This ‘Hotel’ Humbles
Take all the famous British actors over 60 years of age, excluding Helen Mirren and Michael Caine and a not-so-luxurious hotel in India, and you will be left with a lot of confused expressions.
“The Best Exotic Marigold Hotel” charms its way into the hearts of our grandparents and even filters down to our technological generation. Behind the backlit screens and publicized social lives, we secretly yearn for culture. What better to immerse us in culture than the elderly warming up to exotic India?
The film, written by Ol Parker and based on the novel “These Foolish Things” by Deborah Moggach, opens with small scenes jumping from one retiree’s story to the next.
Evelyn Greenslade (Judi Dench) tries to learn her way around a computer and copes with her husband’s recent death and the debt and doubt he left her with.
Muriel Donnelly (Maggie Smith), a suspicious racist trapped by her own discrimination, is being sent to India for hip-replacement surgery.
Graham Dashwood (Tom Wilkinson) has an epiphany during a business gathering. He knows it is time for him to go back to India.
Douglas (Bill Nighy) and Jean Ainslie (Penelope Wilton) put their trust and their retirement funds into the hands of the technology website boom and are still waiting for the proceeds. They find The Best Exotic Marigold Hotel as an alternative to sterile, beige bungalow retirement living.

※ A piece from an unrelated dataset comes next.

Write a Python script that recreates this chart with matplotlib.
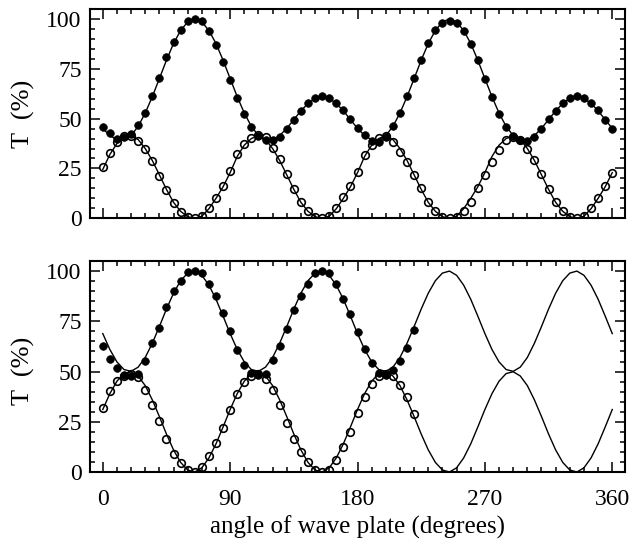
import matplotlib
matplotlib.use('Agg')
import matplotlib.pyplot as plt
from matplotlib.ticker import MultipleLocator
import numpy as np

plt.rcParams['font.family'] = 'Liberation Serif'

angle = np.arange(0, 365, 5)           # fitted curves, 0..360 deg
angle_meas_top = np.arange(0, 365, 5)  # measured points, upper panel
angle_meas_bot = np.arange(0, 225, 5)  # measured points, lower panel

# upper panel: fitted transmission (%)
fit_top_full = [45.1, 41.5, 39.4, 39.3, 41.5, 46.1, 52.8, 61.0, 70.1, 79.3, 87.7, 94.2, 98.5,
                100.0, 98.5, 94.2, 87.7, 79.3, 70.1, 61.0, 52.8, 46.1, 41.5, 39.3, 39.4, 41.5,
                45.1, 49.5, 53.9, 57.6, 60.1, 61.0, 60.1, 57.6, 53.9, 49.5, 45.1, 41.5, 39.4,
                39.3, 41.5, 46.1, 52.8, 61.0, 70.1, 79.3, 87.7, 94.2, 98.5, 100.0, 98.5, 94.2,
                87.7, 79.3, 70.1, 61.0, 52.8, 46.1, 41.5, 39.3, 39.4, 41.5, 45.1, 49.5, 53.9,
                57.6, 60.1, 61.0, 60.1, 57.6, 53.9, 49.5, 45.1]
fit_top_open = [24.5, 32.0, 37.5, 40.8, 41.5, 39.5, 35.0, 29.0, 21.8, 14.5, 8.0, 3.5, 0.8,
                0.0, 1.0, 4.8, 10.0, 15.8, 22.9, 31.0, 36.7, 40.0, 41.5, 39.5, 35.0, 29.0,
                21.8, 14.5, 8.0, 3.5, 0.8,
                0.0, 1.0, 4.8, 10.0, 15.8, 22.9, 31.0, 36.7, 40.0, 41.5, 39.5, 35.0, 29.0,
                21.8, 14.5, 8.0, 3.5, 0.8,
                0.0, 1.0, 4.8, 10.0, 15.8, 22.9, 31.0, 36.7, 40.0, 41.5, 39.5, 35.0, 29.0,
                21.8, 14.5, 8.0, 3.5, 0.8,
                0.0, 1.0, 4.8, 10.0, 15.8, 22.9]

# upper panel: measured transmission (%)
meas_top_full = [45.7, 42.6, 39.6, 40.9, 42.3, 46.8, 52.7, 61.5, 70.5, 80.8, 88.5, 94.5, 99.0,
                 100.0, 98.8, 94.0, 87.0, 78.5, 69.5, 60.5, 52.5, 46.0, 41.5, 39.5, 39.2, 41.0,
                 44.8, 49.2, 54.0, 57.8, 60.2, 61.3, 60.5, 58.0, 54.2, 50.0, 45.5, 41.8, 39.0,
                 38.5, 41.0, 46.5, 53.0, 61.5, 70.5, 79.5, 88.0, 94.5, 98.0, 98.8, 98.0, 94.0,
                 87.5, 79.5, 70.0, 61.0, 52.5, 46.0, 41.5, 39.5, 39.0, 40.8, 45.0, 49.8, 54.0,
                 58.0, 60.5, 61.2, 60.5, 58.0, 54.5, 49.5, 45.0]
meas_top_open = [25.9, 32.9, 38.1, 41.3, 41.3, 38.9, 34.6, 28.8, 21.2, 14.2, 7.8, 3.3, 0.5,
                 0.0, 1.2, 5.0, 10.0, 16.2, 23.7, 32.1, 37.1, 40.1, 41.8, 40.9, 35.5, 29.5,
                 22.0, 14.8, 8.0, 3.8, 0.8,
                 0.0, 1.0, 5.0, 10.5, 16.0, 23.0, 31.5, 37.0, 40.5, 41.5, 38.4, 33.4, 28.4,
                 21.7, 15.0, 8.3, 3.8, 0.8,
                 0.0, 0.8, 3.8, 8.3, 15.0, 21.7, 28.4, 34.3, 39.3, 41.0, 39.5, 35.0, 29.0,
                 22.0, 14.5, 8.0, 3.5, 0.8,
                 0.0, 1.2, 5.0, 10.0, 16.0, 22.9]

# lower panel: fitted transmission (%)
fit_bot_full = [68.9, 61.0, 54.8, 51.0, 50.1, 52.2, 57.0, 64.1, 72.4, 81.1, 89.0, 95.2, 99.0,
                100.0, 97.9, 93.0, 86.0, 77.6,
                68.9, 61.0, 54.8, 51.0, 50.1, 52.2, 57.0, 64.1, 72.4, 81.1, 89.0, 95.2, 99.0,
                100.0, 97.9, 93.0, 86.0, 77.6,
                68.9, 61.0, 54.8, 51.0, 50.1, 52.2, 57.0, 64.1, 72.4, 81.1, 89.0, 95.2, 99.0,
                100.0, 97.9, 93.0, 86.0, 77.6,
                68.9, 61.0, 54.8, 51.0, 50.1, 52.2, 57.0, 64.1, 72.4, 81.1, 89.0, 95.2, 99.0,
                100.0, 97.9, 93.0, 86.0, 77.6,
                68.9]
fit_bot_open = [31.1, 39.0, 45.2, 49.0, 49.9, 47.8, 43.0, 35.9, 27.6, 18.9, 11.0, 4.8, 1.0,
                0.0, 2.1, 7.0, 14.0, 22.4,
                31.1, 39.0, 45.2, 49.0, 49.9, 47.8, 43.0, 35.9, 27.6, 18.9, 11.0, 4.8, 1.0,
                0.0, 2.1, 7.0, 14.0, 22.4,
                31.1, 39.0, 45.2, 49.0, 49.9, 47.8, 43.0, 35.9, 27.6, 18.9, 11.0, 4.8, 1.0,
                0.0, 2.1, 7.0, 14.0, 22.4,
                31.1, 39.0, 45.2, 49.0, 49.9, 47.8, 43.0, 35.9, 27.6, 18.9, 11.0, 4.8, 1.0,
                0.0, 2.1, 7.0, 14.0, 22.4,
                31.1]

# lower panel: measured transmission (%)
meas_bot_full = [62.9, 56.4, 51.8, 48.4, 48.0, 49.0, 55.4, 64.3, 71.7, 82.2, 90.0, 95.0, 99.5,
                 100.0, 98.8, 93.4, 87.5, 79.2, 70.4, 60.6, 53.4, 49.5, 48.5, 48.8, 55.5, 62.5,
                 71.0, 80.5, 87.5, 93.4, 98.8, 100.0, 98.8, 93.4, 85.9, 78.4, 69.5, 61.3, 54.3,
                 49.5, 48.5, 50.9, 55.1, 61.8, 70.5]
meas_bot_open = [31.8, 40.1, 45.1, 47.9, 49.0, 47.5, 40.9, 33.4, 25.6, 16.3, 9.0, 4.3, 0.8,
                 0.0, 2.6, 8.0, 14.3, 21.8, 31.0, 38.9, 44.6, 47.6, 49.0, 46.5, 41.0, 33.5,
                 24.5, 16.5, 10.0, 5.0, 1.2, 0.0, 0.8, 6.0, 12.6, 20.1, 29.6, 37.1, 43.8,
                 47.6, 49.0, 47.6, 43.4, 37.3, 28.8]

fig = plt.figure(figsize=(6.34, 5.41), dpi=100)
ax1 = fig.add_axes([0.142, 0.5965, 0.8438, 0.3869])
ax2 = fig.add_axes([0.142, 0.1275, 0.8438, 0.39])

panels = [
    (ax1, fit_top_full, fit_top_open, angle_meas_top, meas_top_full, meas_top_open),
    (ax2, fit_bot_full, fit_bot_open, angle_meas_bot, meas_bot_full, meas_bot_open),
]

for ax, fit_full, fit_open, ang, m_full, m_open in panels:
    ax.plot(angle, fit_full, color='black', lw=1.0)
    ax.plot(angle, fit_open, color='black', lw=1.0)
    ax.plot(ang, m_open, 'o', ms=5.5, mfc='none', mec='black', mew=1.2)
    ax.plot(ang, m_full, 'o', ms=5.5, mfc='black', mec='black', mew=0.5)

    ax.set_xlim(-9, 369)
    ax.set_ylim(0, 105)
    ax.xaxis.set_major_locator(MultipleLocator(90))
    ax.xaxis.set_minor_locator(MultipleLocator(10))
    ax.yaxis.set_major_locator(MultipleLocator(25))
    ax.yaxis.set_minor_locator(MultipleLocator(5))
    ax.tick_params(which='both', direction='in', top=True, right=True, width=1.1,
                   labelsize=17)
    ax.tick_params(which='major', length=7.5)
    ax.tick_params(which='minor', length=3.8)
    ax.tick_params(axis='y', pad=6)
    ax.tick_params(axis='x', pad=12)
    for s in ax.spines.values():
        s.set_linewidth(1.5)
    ax.set_ylabel('T  (%)', fontsize=19)
    # lift the "0" label off the bottom frame
    ax.yaxis.get_major_ticks()[0].label1.set_va('bottom')

ax1.tick_params(axis='x', labelbottom=False)
ax1.yaxis.set_label_coords(-0.102, 0.5)
ax2.yaxis.set_label_coords(-0.102, 0.48)
ax2.set_xlabel('angle of wave plate (degrees)', fontsize=18, va='center')
ax2.xaxis.set_label_coords(0.5, -0.26)

fig.savefig('out.png', dpi=100)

Expectations leave a couple of the travelers in distress when the “best” hotel looks more like a glorified old ruin.
The ambitious hotel manager Sonny Kapoor (Dev Patel) attempts to make the hesitant guests feel at home in the fixer-upper hotel. It is his dream to build up this hotel from its ruined state and create a profitable business off of the “elderly and beautiful.”

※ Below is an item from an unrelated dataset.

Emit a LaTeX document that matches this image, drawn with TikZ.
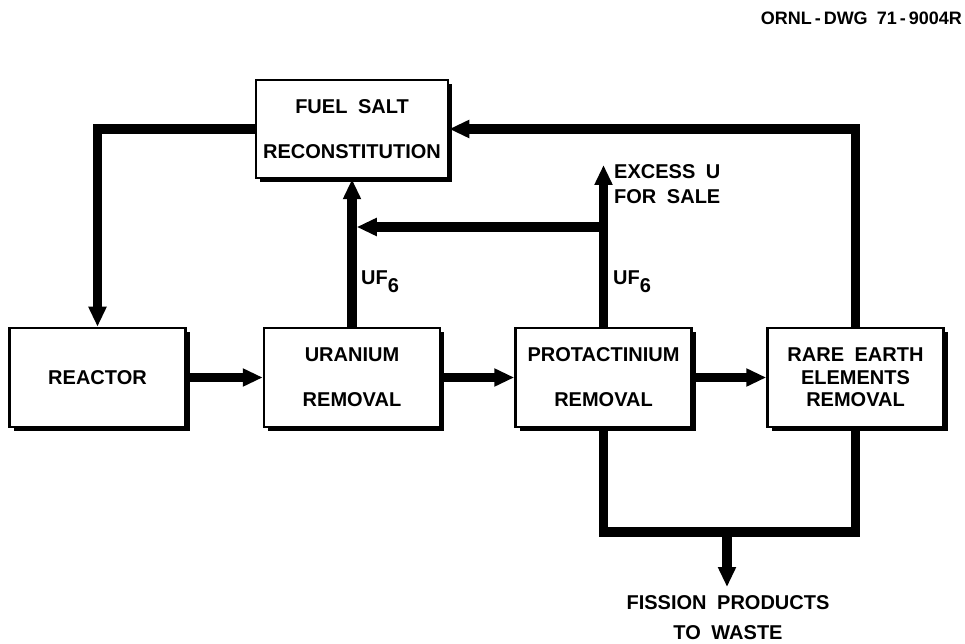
\documentclass[tikz,border=0pt]{standalone}
\usepackage{fontspec}
\setmainfont{Liberation Sans}[WordSpace=1.9]
\usetikzlibrary{arrows.meta,shadows}
\begin{document}
\begin{tikzpicture}[x=1pt,y=1pt,
  box/.style={draw,line width=2.5pt,fill=white,minimum width=176pt,minimum height=99pt,
    align=center,inner sep=0pt,
    drop shadow={shadow xshift=4pt,shadow yshift=-4pt,fill=black,opacity=1}},
  txt/.style={font=\bfseries\fontsize{20}{45}\selectfont},
  flow/.style={line width=9.5pt},
  tip/.style={-{Triangle[width=17pt,length=20pt]}},
  lbl/.style={font=\bfseries\fontsize{20}{25}\selectfont,inner sep=0pt}]
\fill[white] (0,0) rectangle (965,643);
\useasboundingbox (0,0) rectangle (965,643);

% boxes
\node[box,txt,minimum width=192pt,minimum height=98pt] (fuel) at (352,514) {FUEL SALT\\RECONSTITUTION};
\node[box,txt] (reactor) at (97.5,265.5) {REACTOR};
\node[box,txt] (uranium) at (352,265.5) {URANIUM\\REMOVAL};
\node[box,txt] (prot) at (603.5,265.5) {PROTACTINIUM\\REMOVAL};
\node[box,font=\bfseries\fontsize{20}{22.5}\selectfont] (rare) at (855.5,265.5) {RARE EARTH\\ELEMENTS\\REMOVAL};

% coordinates
\coordinate (excess) at (603.5,478);
\coordinate (j) at (603.5,416);
\coordinate (bot) at (727,111);
\coordinate (waste) at (727,56);

% connectors
\draw[flow,tip] (reactor.east) -- (uranium.west);
\draw[flow,tip] (uranium.east) -- (prot.west);
\draw[flow,tip] (prot.east) -- (rare.west);
\draw[flow,tip] (fuel.west) -| (reactor.north);
\draw[flow,tip] (rare.north) |- (fuel.east);
\draw[flow,tip] (uranium.north) -- (fuel.south);
\draw[flow,tip] (prot.north) -- (excess);
\draw[flow,tip,shorten >=4.75pt] (j) -- (uranium.north |- j);
\draw[flow] (prot.south) |- (bot) -| (rare.south);
\draw[flow,tip] (bot) -- (waste);

% labels
\node[lbl,anchor=north west,align=left] (excessu) at (614,479) {EXCESS U\\FOR SALE};
\node[lbl,anchor=base west] (uf1) at (361,358) {UF\raisebox{-8pt}{6}};
\node[lbl,anchor=base west] (uf2) at (613,358) {UF\raisebox{-8pt}{6}};
\node[lbl,anchor=north,align=center,font=\bfseries\fontsize{20}{30}\selectfont] (fission) at (728,48) {FISSION PRODUCTS\\TO WASTE};
\node[font=\bfseries\fontsize{18}{18}\selectfont,anchor=base east,inner sep=0pt] (dwg) at (962,618) {ORNL\,-\,DWG\enspace 71\,-\,9004R};
\end{tikzpicture}
\end{document}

India city life, with bustling markets and zooming tut-tuts, is the backdrop to shifting relationships and inspirational journeys that each British retiree takes. The Best Exotic Marigold Hotel, however, remains the most emotional location of the film, revealing truths, offering strength and teaching the retirees how to appreciate life.

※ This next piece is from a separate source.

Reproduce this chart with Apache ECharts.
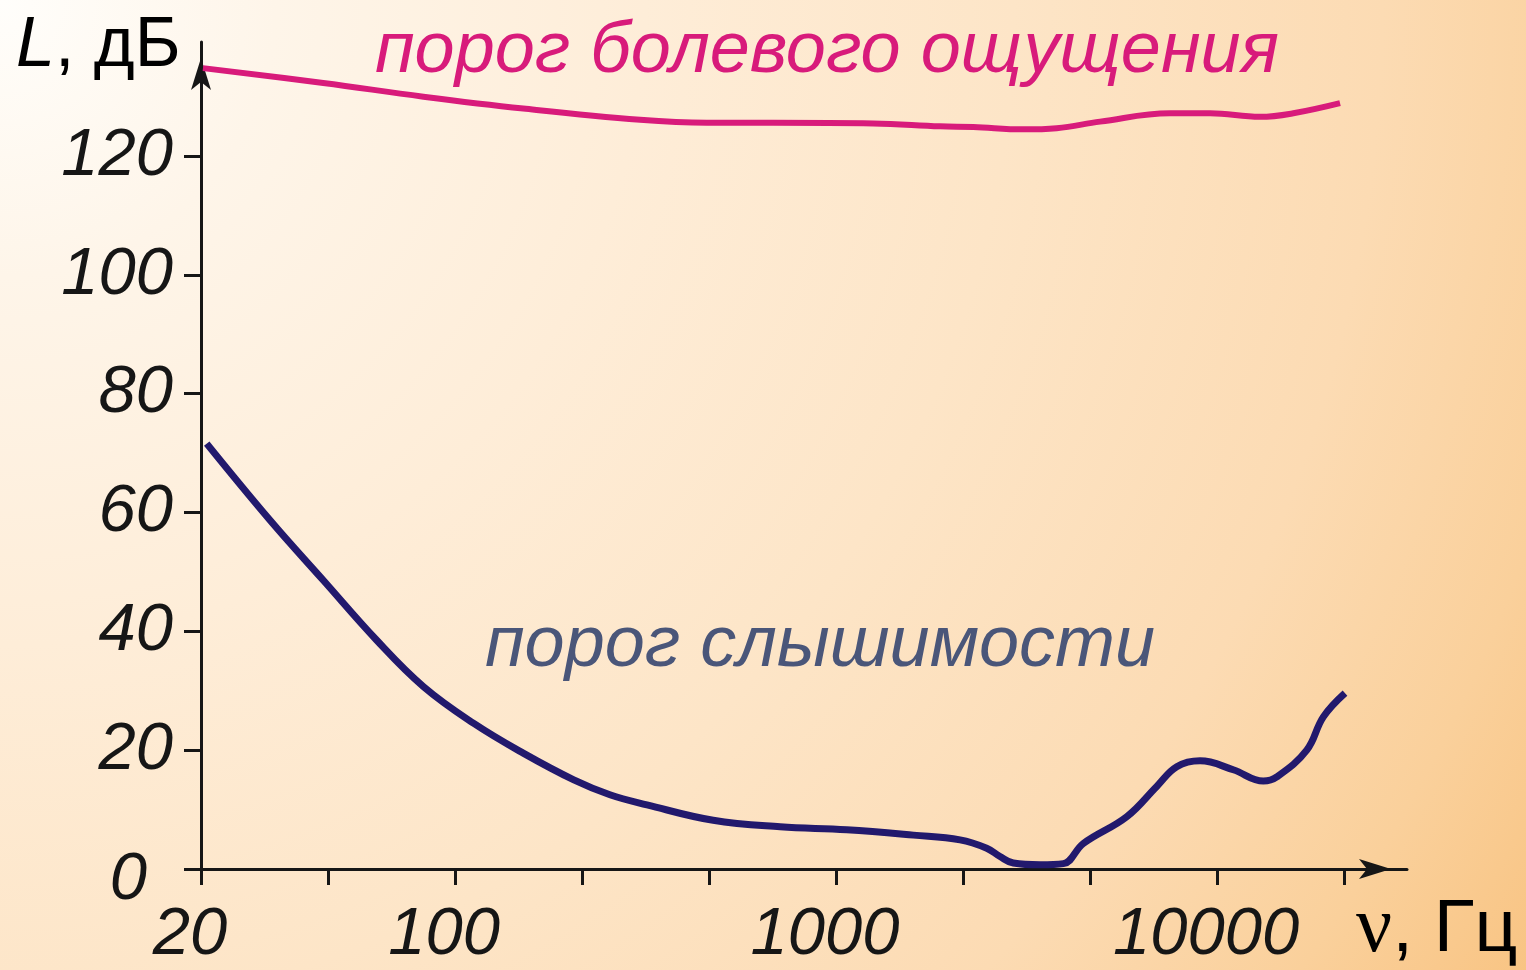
<!DOCTYPE html>
<html>
<head>
<meta charset="utf-8">
<script src="https://cdn.jsdelivr.net/npm/echarts@6/dist/echarts.min.js"></script>
<style>
  html, body { margin: 0; padding: 0; }
  #chart { width: 1526px; height: 970px; }
</style>
</head>
<body>
<div id="chart"></div>
<script>
// Threshold of hearing (Hz, dB)
const hearingFreq = [22.3, 32.7, 45.1, 62.3, 82.6, 112, 151, 205, 255, 319, 476, 713, 1067, 1596, 2116, 2486, 2694, 2920, 3431, 3951, 4457, 5794, 6946, 7840, 9023, 11030, 13230, 14350, 17200, 19010, 21670];
const hearingLevel = [71.6, 58.7, 48.6, 38.5, 30.7, 24.5, 19.5, 15.0, 12.5, 10.8, 8.2, 7.1, 6.6, 5.7, 4.9, 3.5, 2.1, 1.0, 0.7, 0.9, 4.3, 8.8, 13.9, 17.2, 18.2, 16.7, 14.8, 15.5, 20.0, 25.6, 29.6];

// Threshold of pain (Hz, dB)
const painFreq = [21.8, 45.1, 82.6, 151, 306, 458, 685, 1253, 1875, 2292, 3101, 3794, 4932, 7526, 9585, 12970, 15860, 21030];
const painLevel = [134.8, 132.3, 130.0, 128.0, 126.1, 125.6, 125.6, 125.5, 125.0, 124.9, 124.5, 124.7, 125.8, 127.2, 127.2, 126.6, 127.2, 128.9];

// Axis ticks: every third of a decade on x, every 20 dB on y
const xTickValues = [21.55, 46.42, 100, 215.4, 464.2, 1000, 2154, 4642, 10000, 21544];
const xLabelValues = [21.55, 100, 1000, 10000];
const yTickValues = [0, 20, 40, 60, 80, 100, 120];

const labelFont = 'Liberation Sans';
const axisColor = '#161616';

function pairs(xs, ys) {
  return xs.map((x, i) => [x, ys[i]]);
}

const chart = echarts.init(document.getElementById('chart'), null, { renderer: 'canvas' });

chart.setOption({
  animation: false,
  // warm glow spreading from the top-left corner
  backgroundColor: {
    type: 'radial', x: 0, y: 0, r: 1.9,
    colorStops: [
      { offset: 0, color: '#fffefb' },
      { offset: 0.15, color: '#fef5e9' },
      { offset: 0.35, color: '#feedd8' },
      { offset: 0.55, color: '#fde5c7' },
      { offset: 0.75, color: '#fcdbb3' },
      { offset: 0.88, color: '#fad09b' },
      { offset: 1, color: '#f8c27f' }
    ]
  },
  grid: { left: 201, right: 119, top: 42, bottom: 101, containLabel: false },
  xAxis: {
    type: 'log',
    logBase: 10,
    min: 21.54,
    max: 31520,
    axisLine: {
      show: true,
      symbol: ['none', 'arrow'],
      symbolSize: [15, 32],
      symbolOffset: [0, -16],
      lineStyle: { color: axisColor, width: 3 }
    },
    axisTick: {
      show: true,
      inside: false,
      length: 16,
      customValues: xTickValues,
      lineStyle: { color: axisColor, width: 3 }
    },
    axisLabel: {
      customValues: xLabelValues,
      margin: 33,
      fontFamily: labelFont,
      fontStyle: 'italic',
      fontSize: 67,
      lineHeight: 67,
      padding: [0, 22, 0, 0],
      color: axisColor,
      formatter: v => (v < 30 ? '20' : String(Math.round(v)))
    },
    splitLine: { show: false }
  },
  yAxis: {
    type: 'value',
    min: 0,
    max: 139.2,
    axisLine: {
      show: true,
      symbol: ['none', 'arrow'],
      symbolSize: [15, 32],
      symbolOffset: [0, -16],
      lineStyle: { color: axisColor, width: 3 }
    },
    axisTick: {
      show: true,
      inside: false,
      length: 17,
      customValues: yTickValues,
      lineStyle: { color: axisColor, width: 3 }
    },
    axisLabel: {
      customValues: yTickValues,
      margin: 28,
      fontFamily: labelFont,
      fontStyle: 'italic',
      fontSize: 67,
      color: axisColor,
      formatter: v => (v === 0 ? '{z|0}' : String(v)),
      rich: {
        z: {
          fontFamily: labelFont,
          fontStyle: 'italic',
          fontSize: 67,
          color: axisColor,
          padding: [22, 26, 0, 0]
        }
      }
    },
    splitLine: { show: false }
  },
  series: [
    {
      name: 'порог болевого ощущения',
      type: 'line',
      data: pairs(painFreq, painLevel),
      smooth: 0.4,
      showSymbol: false,
      lineStyle: { color: '#d81b7b', width: 6 },
      z: 3
    },
    {
      name: 'порог слышимости',
      type: 'line',
      data: pairs(hearingFreq, hearingLevel),
      smooth: 0.4,
      showSymbol: false,
      lineStyle: { color: '#22196d', width: 7 },
      z: 3
    }
  ],
  graphic: [
    {
      type: 'text',
      left: 16,
      top: 12,
      style: {
        text: '{i|L}{n|, дБ}',
        rich: {
          i: { fontFamily: labelFont, fontStyle: 'italic', fontSize: 70, color: axisColor },
          n: { fontFamily: labelFont, fontSize: 70, color: axisColor }
        }
      }
    },
    {
      type: 'text',
      left: 1356,
      top: 890,
      style: {
        text: '{v|ν}{n|, Гц}',
        rich: {
          v: { fontFamily: 'Liberation Serif', fontSize: 80, color: axisColor },
          n: { fontFamily: labelFont, fontSize: 75, color: axisColor }
        }
      }
    },
    {
      type: 'text',
      left: 375,
      top: 16,
      style: {
        text: 'порог болевого ощущения',
        fontFamily: labelFont,
        fontStyle: 'italic',
        fontSize: 72,
        fill: '#d81b7b'
      }
    },
    {
      type: 'text',
      left: 485,
      top: 610,
      style: {
        text: 'порог слышимости',
        fontFamily: labelFont,
        fontStyle: 'italic',
        fontSize: 72,
        fill: '#4a5679'
      }
    }
  ]
});
</script>
</body>
</html>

The commotion of the city’s atmosphere, illustrated by Indian music and small car honks joining to make their own unique over the din of children’s pleas, is shot beautifully and mirrors the rise in tension between the couples in the hotel. Intimate conversations of a growing wisdom take place in the quiet atmospheres of luxury restaurants and the lush hotel courtyard.
The cast, famous for their leadership in past roles, allow the journey to India humble them as it humbles the characters they play. After her strong and serious presence in previous films, a withered and helpless Smith takes a surprising turn. Nighy’s usually stern and eerie performances are a stark contrast to his upbeat and witty performance as the adventurous and hopeful Ainslie.
The film intertwines exotic beauty, with the search for love and independence. The story unfolds through young-again romances and “top-of-the-mountain” epiphanies that embrace each traveler. It takes a one-way ticket to India to make British retirees as mature in mind and spirit as they already are of age.